> Recorded information
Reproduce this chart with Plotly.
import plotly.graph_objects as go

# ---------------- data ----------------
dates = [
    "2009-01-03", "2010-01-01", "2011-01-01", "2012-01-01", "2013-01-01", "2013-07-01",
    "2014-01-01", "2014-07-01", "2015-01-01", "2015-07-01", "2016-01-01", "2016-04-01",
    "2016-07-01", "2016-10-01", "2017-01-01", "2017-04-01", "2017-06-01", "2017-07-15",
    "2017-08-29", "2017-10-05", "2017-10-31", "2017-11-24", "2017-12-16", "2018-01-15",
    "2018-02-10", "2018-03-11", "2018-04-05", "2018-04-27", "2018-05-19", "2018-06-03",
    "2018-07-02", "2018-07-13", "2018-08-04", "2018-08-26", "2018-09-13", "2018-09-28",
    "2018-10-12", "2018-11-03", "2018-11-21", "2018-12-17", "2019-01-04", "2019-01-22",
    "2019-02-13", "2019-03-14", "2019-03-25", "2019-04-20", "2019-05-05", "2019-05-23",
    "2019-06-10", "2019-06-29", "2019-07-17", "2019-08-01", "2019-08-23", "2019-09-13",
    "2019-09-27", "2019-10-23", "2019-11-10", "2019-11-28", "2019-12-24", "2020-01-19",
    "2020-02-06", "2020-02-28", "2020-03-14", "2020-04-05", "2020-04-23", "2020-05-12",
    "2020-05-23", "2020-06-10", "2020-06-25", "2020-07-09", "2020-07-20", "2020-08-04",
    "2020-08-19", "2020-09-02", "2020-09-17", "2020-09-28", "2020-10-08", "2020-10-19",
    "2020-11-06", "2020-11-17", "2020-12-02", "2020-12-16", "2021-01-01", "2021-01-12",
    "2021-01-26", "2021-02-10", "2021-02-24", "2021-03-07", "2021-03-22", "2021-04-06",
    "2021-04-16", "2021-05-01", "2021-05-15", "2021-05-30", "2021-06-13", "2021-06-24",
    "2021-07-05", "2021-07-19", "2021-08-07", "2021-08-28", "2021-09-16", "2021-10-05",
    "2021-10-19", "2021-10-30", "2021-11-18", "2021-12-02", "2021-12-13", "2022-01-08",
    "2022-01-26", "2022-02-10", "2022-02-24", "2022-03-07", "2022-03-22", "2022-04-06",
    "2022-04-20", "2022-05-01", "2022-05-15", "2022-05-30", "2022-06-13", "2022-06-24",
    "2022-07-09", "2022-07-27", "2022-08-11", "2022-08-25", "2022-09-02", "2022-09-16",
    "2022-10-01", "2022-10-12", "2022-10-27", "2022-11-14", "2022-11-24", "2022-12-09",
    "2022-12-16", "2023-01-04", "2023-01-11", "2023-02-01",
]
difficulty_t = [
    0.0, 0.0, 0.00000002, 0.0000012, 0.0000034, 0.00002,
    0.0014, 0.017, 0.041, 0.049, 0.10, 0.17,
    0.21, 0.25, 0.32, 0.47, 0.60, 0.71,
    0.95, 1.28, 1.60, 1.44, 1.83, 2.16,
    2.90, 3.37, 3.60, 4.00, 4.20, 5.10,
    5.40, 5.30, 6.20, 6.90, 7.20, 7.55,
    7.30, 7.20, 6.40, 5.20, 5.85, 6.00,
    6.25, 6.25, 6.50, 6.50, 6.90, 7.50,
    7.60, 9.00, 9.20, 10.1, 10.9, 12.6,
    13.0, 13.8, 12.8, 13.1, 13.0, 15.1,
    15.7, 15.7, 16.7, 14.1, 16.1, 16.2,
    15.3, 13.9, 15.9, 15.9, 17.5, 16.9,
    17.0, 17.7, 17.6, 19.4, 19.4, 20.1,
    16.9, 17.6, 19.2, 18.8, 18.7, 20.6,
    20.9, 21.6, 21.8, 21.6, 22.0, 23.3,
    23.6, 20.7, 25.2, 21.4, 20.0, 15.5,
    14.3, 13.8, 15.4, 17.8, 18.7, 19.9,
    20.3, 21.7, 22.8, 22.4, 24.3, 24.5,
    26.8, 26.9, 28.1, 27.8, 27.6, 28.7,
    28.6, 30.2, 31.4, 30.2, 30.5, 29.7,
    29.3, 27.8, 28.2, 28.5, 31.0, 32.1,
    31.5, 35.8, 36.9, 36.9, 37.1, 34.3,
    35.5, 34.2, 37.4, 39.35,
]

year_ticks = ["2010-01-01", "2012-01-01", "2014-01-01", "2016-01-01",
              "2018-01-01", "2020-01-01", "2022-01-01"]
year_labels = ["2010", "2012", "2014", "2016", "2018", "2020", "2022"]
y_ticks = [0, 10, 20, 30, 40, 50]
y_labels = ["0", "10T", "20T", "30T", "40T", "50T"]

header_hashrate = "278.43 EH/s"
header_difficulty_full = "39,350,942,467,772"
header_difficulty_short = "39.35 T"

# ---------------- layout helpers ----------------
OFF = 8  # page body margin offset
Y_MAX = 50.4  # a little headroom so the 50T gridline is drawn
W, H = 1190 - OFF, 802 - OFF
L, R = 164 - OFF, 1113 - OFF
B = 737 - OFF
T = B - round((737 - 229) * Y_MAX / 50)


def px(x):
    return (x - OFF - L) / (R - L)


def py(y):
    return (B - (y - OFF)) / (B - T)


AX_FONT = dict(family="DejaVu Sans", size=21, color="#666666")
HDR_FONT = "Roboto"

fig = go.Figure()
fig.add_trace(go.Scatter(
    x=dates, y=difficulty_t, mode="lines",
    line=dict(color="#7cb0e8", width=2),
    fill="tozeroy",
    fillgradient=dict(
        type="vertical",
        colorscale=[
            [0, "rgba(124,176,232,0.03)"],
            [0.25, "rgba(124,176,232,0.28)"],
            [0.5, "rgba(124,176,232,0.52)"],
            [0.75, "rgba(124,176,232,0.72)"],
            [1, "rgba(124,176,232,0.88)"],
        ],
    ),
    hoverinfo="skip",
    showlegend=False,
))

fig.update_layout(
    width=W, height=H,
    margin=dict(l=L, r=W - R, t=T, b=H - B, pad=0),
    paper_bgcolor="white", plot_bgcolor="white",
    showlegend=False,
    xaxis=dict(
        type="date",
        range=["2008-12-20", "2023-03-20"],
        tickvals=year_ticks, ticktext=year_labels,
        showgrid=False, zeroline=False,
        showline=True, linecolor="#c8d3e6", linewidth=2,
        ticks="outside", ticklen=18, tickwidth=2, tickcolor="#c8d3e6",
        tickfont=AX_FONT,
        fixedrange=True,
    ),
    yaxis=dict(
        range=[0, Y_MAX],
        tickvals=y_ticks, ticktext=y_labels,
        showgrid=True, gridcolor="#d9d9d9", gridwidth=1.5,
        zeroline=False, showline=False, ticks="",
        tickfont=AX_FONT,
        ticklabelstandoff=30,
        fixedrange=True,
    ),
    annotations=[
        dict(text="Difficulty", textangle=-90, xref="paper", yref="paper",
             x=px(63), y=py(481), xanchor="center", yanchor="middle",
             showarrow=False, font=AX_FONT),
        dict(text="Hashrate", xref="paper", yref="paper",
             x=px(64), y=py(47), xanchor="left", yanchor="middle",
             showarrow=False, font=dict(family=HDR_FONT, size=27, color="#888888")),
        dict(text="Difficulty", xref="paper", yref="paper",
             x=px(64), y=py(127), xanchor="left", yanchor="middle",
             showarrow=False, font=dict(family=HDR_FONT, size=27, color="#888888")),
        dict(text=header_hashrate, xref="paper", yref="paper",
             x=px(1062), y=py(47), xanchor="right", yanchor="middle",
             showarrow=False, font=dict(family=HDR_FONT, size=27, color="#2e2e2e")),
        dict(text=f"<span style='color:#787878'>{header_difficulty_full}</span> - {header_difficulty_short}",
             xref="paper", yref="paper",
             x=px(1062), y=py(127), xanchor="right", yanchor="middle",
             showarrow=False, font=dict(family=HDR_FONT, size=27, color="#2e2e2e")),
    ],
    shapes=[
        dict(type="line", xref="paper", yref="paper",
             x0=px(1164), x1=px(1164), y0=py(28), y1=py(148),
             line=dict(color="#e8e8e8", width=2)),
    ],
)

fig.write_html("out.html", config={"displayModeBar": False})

> Short problem
Write out exactly, please, the lines beginning at the start of the material and ending with the line that holds "import plotly.graph_objects as go", both included.

> Result of this exercise
Reproduce this chart with Plotly.
import plotly.graph_objects as go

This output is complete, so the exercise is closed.